>> start PROVIDED MATERIAL
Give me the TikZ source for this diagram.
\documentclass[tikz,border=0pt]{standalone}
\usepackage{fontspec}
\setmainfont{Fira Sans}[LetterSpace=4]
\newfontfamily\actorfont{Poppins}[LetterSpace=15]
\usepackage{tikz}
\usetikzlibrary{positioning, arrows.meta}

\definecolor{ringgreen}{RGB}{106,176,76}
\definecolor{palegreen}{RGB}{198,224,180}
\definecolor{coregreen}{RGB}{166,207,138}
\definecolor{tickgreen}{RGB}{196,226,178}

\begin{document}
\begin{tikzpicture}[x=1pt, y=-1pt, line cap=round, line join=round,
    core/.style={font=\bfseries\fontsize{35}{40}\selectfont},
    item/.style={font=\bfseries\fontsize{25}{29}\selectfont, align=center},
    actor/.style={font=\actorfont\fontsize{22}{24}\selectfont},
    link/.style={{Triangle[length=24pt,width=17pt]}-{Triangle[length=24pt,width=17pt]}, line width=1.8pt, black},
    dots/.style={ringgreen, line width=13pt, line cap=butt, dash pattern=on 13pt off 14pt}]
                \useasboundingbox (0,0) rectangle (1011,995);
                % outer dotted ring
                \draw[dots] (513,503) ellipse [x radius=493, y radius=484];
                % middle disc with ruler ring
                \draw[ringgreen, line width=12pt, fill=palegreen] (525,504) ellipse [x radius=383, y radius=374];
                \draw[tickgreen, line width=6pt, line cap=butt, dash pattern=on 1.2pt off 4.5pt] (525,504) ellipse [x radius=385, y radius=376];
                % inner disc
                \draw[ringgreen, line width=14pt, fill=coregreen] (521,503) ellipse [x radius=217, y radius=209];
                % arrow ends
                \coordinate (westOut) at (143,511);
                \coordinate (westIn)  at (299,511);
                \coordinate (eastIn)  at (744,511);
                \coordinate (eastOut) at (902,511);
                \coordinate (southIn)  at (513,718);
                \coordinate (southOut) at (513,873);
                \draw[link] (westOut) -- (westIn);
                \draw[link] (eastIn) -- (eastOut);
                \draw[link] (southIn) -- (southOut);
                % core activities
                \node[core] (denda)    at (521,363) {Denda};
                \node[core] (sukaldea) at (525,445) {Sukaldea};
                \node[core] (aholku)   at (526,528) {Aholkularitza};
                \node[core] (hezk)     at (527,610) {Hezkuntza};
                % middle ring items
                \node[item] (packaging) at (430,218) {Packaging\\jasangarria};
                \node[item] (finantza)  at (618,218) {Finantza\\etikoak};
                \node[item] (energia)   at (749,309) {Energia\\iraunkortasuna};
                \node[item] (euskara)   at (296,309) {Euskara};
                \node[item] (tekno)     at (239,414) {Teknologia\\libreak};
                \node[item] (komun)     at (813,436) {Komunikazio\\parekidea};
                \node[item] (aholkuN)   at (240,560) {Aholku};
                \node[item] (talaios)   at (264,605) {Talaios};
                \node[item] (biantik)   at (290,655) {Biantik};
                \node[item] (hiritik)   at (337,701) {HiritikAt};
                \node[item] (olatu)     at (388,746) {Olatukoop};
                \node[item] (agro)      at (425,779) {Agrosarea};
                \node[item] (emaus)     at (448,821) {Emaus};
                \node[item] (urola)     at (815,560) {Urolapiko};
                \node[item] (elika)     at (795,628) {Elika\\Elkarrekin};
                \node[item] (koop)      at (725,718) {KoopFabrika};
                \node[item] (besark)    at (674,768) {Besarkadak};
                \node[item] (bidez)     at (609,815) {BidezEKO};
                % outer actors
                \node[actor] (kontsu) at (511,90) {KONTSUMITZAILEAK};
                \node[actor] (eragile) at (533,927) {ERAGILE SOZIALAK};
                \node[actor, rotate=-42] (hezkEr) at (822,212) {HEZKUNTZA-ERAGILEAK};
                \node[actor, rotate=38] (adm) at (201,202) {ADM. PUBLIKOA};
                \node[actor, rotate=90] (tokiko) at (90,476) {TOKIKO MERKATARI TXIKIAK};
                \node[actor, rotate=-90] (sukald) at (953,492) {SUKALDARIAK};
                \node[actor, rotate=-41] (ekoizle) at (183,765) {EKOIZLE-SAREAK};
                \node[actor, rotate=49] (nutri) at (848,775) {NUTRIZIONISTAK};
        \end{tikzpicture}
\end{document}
>> end PROVIDED MATERIAL
• _TASK GOAL_
Copy the material above, line for line.

• _THE OUTPUT_
Give me the TikZ source for this diagram.
\documentclass[tikz,border=0pt]{standalone}
\usepackage{fontspec}
\setmainfont{Fira Sans}[LetterSpace=4]
\newfontfamily\actorfont{Poppins}[LetterSpace=15]
\usepackage{tikz}
\usetikzlibrary{positioning, arrows.meta}

\definecolor{ringgreen}{RGB}{106,176,76}
\definecolor{palegreen}{RGB}{198,224,180}
\definecolor{coregreen}{RGB}{166,207,138}
\definecolor{tickgreen}{RGB}{196,226,178}

\begin{document}
\begin{tikzpicture}[x=1pt, y=-1pt, line cap=round, line join=round,
    core/.style={font=\bfseries\fontsize{35}{40}\selectfont},
    item/.style={font=\bfseries\fontsize{25}{29}\selectfont, align=center},
    actor/.style={font=\actorfont\fontsize{22}{24}\selectfont},
    link/.style={{Triangle[length=24pt,width=17pt]}-{Triangle[length=24pt,width=17pt]}, line width=1.8pt, black},
    dots/.style={ringgreen, line width=13pt, line cap=butt, dash pattern=on 13pt off 14pt}]
                \useasboundingbox (0,0) rectangle (1011,995);
                % outer dotted ring
                \draw[dots] (513,503) ellipse [x radius=493, y radius=484];
                % middle disc with ruler ring
                \draw[ringgreen, line width=12pt, fill=palegreen] (525,504) ellipse [x radius=383, y radius=374];
                \draw[tickgreen, line width=6pt, line cap=butt, dash pattern=on 1.2pt off 4.5pt] (525,504) ellipse [x radius=385, y radius=376];
                % inner disc
                \draw[ringgreen, line width=14pt, fill=coregreen] (521,503) ellipse [x radius=217, y radius=209];
                % arrow ends
                \coordinate (westOut) at (143,511);
                \coordinate (westIn)  at (299,511);
                \coordinate (eastIn)  at (744,511);
                \coordinate (eastOut) at (902,511);
                \coordinate (southIn)  at (513,718);
                \coordinate (southOut) at (513,873);
                \draw[link] (westOut) -- (westIn);
                \draw[link] (eastIn) -- (eastOut);
                \draw[link] (southIn) -- (southOut);
                % core activities
                \node[core] (denda)    at (521,363) {Denda};
                \node[core] (sukaldea) at (525,445) {Sukaldea};
                \node[core] (aholku)   at (526,528) {Aholkularitza};
                \node[core] (hezk)     at (527,610) {Hezkuntza};
                % middle ring items
                \node[item] (packaging) at (430,218) {Packaging\\jasangarria};
                \node[item] (finantza)  at (618,218) {Finantza\\etikoak};
                \node[item] (energia)   at (749,309) {Energia\\iraunkortasuna};
                \node[item] (euskara)   at (296,309) {Euskara};
                \node[item] (tekno)     at (239,414) {Teknologia\\libreak};
                \node[item] (komun)     at (813,436) {Komunikazio\\parekidea};
                \node[item] (aholkuN)   at (240,560) {Aholku};
                \node[item] (talaios)   at (264,605) {Talaios};
                \node[item] (biantik)   at (290,655) {Biantik};
                \node[item] (hiritik)   at (337,701) {HiritikAt};
                \node[item] (olatu)     at (388,746) {Olatukoop};
                \node[item] (agro)      at (425,779) {Agrosarea};
                \node[item] (emaus)     at (448,821) {Emaus};
                \node[item] (urola)     at (815,560) {Urolapiko};
                \node[item] (elika)     at (795,628) {Elika\\Elkarrekin};
                \node[item] (koop)      at (725,718) {KoopFabrika};
                \node[item] (besark)    at (674,768) {Besarkadak};
                \node[item] (bidez)     at (609,815) {BidezEKO};
                % outer actors
                \node[actor] (kontsu) at (511,90) {KONTSUMITZAILEAK};
                \node[actor] (eragile) at (533,927) {ERAGILE SOZIALAK};
                \node[actor, rotate=-42] (hezkEr) at (822,212) {HEZKUNTZA-ERAGILEAK};
                \node[actor, rotate=38] (adm) at (201,202) {ADM. PUBLIKOA};
                \node[actor, rotate=90] (tokiko) at (90,476) {TOKIKO MERKATARI TXIKIAK};
                \node[actor, rotate=-90] (sukald) at (953,492) {SUKALDARIAK};
                \node[actor, rotate=-41] (ekoizle) at (183,765) {EKOIZLE-SAREAK};
                \node[actor, rotate=49] (nutri) at (848,775) {NUTRIZIONISTAK};
        \end{tikzpicture}
\end{document}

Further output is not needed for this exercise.